MyInfo allows you to plan your campaign using an outline format. You can divide the plot into different segments, and create the material needed for each segment. Segments can be whatever you want them to be. If you're the sort of GM who runs plot based scenarios, where the players move from one scene to another, you can organize your campaign by scenes. If you're the sort of GM who lets their players wander through a detailed world, you can organize your info by locations, with all the plot hooks and associated information for each location.
Role Playing Master
Role Playing Master is designed specifically for D&D 3.5 RPG campaigns.
The player version provides for character generation and leveling up. Players can either print out a character sheet for use at the table, or can bring a laptop and use the software at the table. In-game support includes recalculating stats based on optional feats you may have. For example, if you want to activate Barbarian Rage, the software will show you updated stats automatically.
The nicest bit about the player version is that you can export your characters into the DM's version of the program. No more arguing about whether you really did roll six consecutive 18s.

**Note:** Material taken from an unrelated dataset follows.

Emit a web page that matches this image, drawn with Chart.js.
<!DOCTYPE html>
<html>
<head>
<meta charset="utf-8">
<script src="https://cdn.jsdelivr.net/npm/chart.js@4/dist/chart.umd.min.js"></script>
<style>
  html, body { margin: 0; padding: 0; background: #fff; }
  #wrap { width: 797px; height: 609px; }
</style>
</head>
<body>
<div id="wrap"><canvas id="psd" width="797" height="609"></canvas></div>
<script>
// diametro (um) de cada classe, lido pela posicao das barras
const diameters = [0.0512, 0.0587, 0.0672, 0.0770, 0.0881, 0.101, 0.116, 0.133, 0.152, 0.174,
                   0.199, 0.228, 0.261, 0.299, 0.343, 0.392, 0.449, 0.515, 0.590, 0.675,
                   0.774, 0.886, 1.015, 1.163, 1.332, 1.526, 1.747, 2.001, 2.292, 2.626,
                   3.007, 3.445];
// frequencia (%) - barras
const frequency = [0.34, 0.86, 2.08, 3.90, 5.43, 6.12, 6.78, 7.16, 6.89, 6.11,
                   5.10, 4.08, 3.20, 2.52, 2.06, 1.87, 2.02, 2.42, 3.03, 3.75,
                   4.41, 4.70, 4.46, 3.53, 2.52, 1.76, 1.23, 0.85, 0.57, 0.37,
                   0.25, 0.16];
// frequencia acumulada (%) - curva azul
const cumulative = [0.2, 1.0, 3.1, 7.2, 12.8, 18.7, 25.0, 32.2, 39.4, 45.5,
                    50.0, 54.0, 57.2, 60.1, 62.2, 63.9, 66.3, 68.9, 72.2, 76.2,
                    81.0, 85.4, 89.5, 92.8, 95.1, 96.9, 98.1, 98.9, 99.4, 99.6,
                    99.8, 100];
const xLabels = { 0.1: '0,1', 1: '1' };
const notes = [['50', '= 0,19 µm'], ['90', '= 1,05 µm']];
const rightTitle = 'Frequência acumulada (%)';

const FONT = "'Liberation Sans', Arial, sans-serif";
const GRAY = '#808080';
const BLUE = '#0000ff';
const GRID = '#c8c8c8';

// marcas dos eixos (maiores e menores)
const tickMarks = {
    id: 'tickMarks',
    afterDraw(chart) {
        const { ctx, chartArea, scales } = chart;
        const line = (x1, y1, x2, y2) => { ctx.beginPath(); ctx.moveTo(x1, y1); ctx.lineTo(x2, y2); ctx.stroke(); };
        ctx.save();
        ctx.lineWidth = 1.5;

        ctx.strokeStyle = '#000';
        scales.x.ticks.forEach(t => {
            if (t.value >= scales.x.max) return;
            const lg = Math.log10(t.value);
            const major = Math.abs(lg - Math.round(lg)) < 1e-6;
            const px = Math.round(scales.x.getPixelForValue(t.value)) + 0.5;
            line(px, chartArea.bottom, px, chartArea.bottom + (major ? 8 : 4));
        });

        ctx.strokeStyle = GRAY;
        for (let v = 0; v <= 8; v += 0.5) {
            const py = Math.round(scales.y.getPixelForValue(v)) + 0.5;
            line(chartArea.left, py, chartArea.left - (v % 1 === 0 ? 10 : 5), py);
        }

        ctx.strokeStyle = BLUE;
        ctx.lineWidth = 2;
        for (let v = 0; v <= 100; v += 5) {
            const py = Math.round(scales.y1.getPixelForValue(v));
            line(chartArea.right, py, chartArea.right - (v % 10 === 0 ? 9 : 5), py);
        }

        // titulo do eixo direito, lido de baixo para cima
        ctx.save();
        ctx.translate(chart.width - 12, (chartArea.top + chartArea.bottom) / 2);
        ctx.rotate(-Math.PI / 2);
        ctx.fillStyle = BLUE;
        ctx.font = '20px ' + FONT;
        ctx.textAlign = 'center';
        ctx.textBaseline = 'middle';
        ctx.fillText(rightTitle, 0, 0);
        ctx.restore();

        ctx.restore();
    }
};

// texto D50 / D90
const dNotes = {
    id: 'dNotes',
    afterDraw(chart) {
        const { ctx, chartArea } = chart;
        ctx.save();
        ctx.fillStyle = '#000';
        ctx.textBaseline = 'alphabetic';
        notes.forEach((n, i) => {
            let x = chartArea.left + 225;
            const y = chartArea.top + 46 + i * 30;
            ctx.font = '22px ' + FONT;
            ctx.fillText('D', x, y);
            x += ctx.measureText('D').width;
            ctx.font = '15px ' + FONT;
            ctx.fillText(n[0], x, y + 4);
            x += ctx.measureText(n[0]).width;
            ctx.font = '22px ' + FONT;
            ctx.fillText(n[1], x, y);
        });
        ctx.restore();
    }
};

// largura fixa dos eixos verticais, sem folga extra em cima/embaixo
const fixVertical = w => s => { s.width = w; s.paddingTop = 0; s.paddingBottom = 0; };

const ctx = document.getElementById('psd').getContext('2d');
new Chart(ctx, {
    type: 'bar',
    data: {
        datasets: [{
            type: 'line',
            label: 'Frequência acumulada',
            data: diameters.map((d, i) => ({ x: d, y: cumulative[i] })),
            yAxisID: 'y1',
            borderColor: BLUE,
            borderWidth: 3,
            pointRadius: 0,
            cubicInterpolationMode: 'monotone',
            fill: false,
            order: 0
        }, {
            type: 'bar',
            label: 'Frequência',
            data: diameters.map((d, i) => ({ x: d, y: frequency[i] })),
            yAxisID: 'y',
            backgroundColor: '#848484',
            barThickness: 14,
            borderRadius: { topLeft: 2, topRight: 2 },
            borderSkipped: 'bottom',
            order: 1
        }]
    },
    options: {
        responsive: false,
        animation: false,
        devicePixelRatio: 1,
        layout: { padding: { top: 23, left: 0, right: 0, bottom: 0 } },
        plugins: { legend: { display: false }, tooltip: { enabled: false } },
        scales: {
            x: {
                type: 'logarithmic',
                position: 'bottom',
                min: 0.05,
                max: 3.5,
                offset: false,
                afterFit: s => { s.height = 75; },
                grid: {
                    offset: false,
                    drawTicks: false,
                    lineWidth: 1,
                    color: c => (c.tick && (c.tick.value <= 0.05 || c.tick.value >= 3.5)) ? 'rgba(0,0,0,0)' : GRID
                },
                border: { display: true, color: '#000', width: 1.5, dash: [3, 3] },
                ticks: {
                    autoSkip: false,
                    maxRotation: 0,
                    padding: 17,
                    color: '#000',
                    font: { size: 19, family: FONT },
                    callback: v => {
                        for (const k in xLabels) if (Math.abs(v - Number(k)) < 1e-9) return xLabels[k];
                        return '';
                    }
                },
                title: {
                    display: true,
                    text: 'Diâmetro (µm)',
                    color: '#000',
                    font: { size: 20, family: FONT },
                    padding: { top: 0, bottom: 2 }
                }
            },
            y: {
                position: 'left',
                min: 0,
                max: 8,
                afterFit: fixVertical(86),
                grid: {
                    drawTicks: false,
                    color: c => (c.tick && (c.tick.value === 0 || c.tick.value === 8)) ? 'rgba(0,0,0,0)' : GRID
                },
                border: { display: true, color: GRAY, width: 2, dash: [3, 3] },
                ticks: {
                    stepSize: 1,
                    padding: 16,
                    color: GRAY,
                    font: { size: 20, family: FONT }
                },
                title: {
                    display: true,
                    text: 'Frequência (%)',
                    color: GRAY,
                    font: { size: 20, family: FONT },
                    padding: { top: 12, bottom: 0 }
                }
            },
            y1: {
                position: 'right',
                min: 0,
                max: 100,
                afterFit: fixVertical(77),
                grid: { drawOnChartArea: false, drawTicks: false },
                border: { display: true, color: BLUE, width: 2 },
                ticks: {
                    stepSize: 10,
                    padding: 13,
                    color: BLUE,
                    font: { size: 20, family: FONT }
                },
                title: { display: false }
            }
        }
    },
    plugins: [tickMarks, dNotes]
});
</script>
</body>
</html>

The DM version includes encounter creation and adventure building. It includes a mapping tool, or you can import maps from your favorite RPG mapping program. Encounters can be placed on the map, and the entire thing can be printed out if you don't want to use a laptop at the table. DMs can create their own character classes and share them with other RPM users. Experience it kept track of automatically, if you're using the software at the table.
DM Genie provides, as far as I've been able to tell, pretty much the same features as RPM.

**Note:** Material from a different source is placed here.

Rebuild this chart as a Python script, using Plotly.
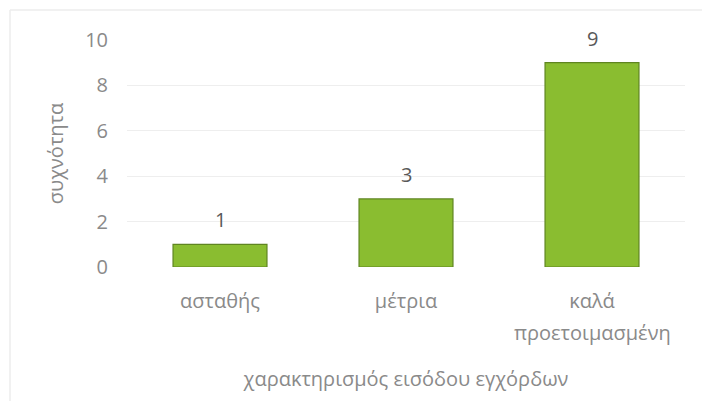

One of the distinguishing features seems to be the ability to package up and entire adventure into a file and share it with other DM Genie users. To be fair, this might very well be possible with RPM, and I just didn't run across it in my limited testing.
If you're running a D&D 3.5 campaign, Role Playing Master and DM Genie will save you tons of time, and include in them all the stats and rules that you might ever need. They're intended to be most useful for a DM using a laptop at the table, since then they'll keep track of experience, items, etc.
If you're a techno-geek who loves role playing, check out these programs. They might be just the thing to streamline your games.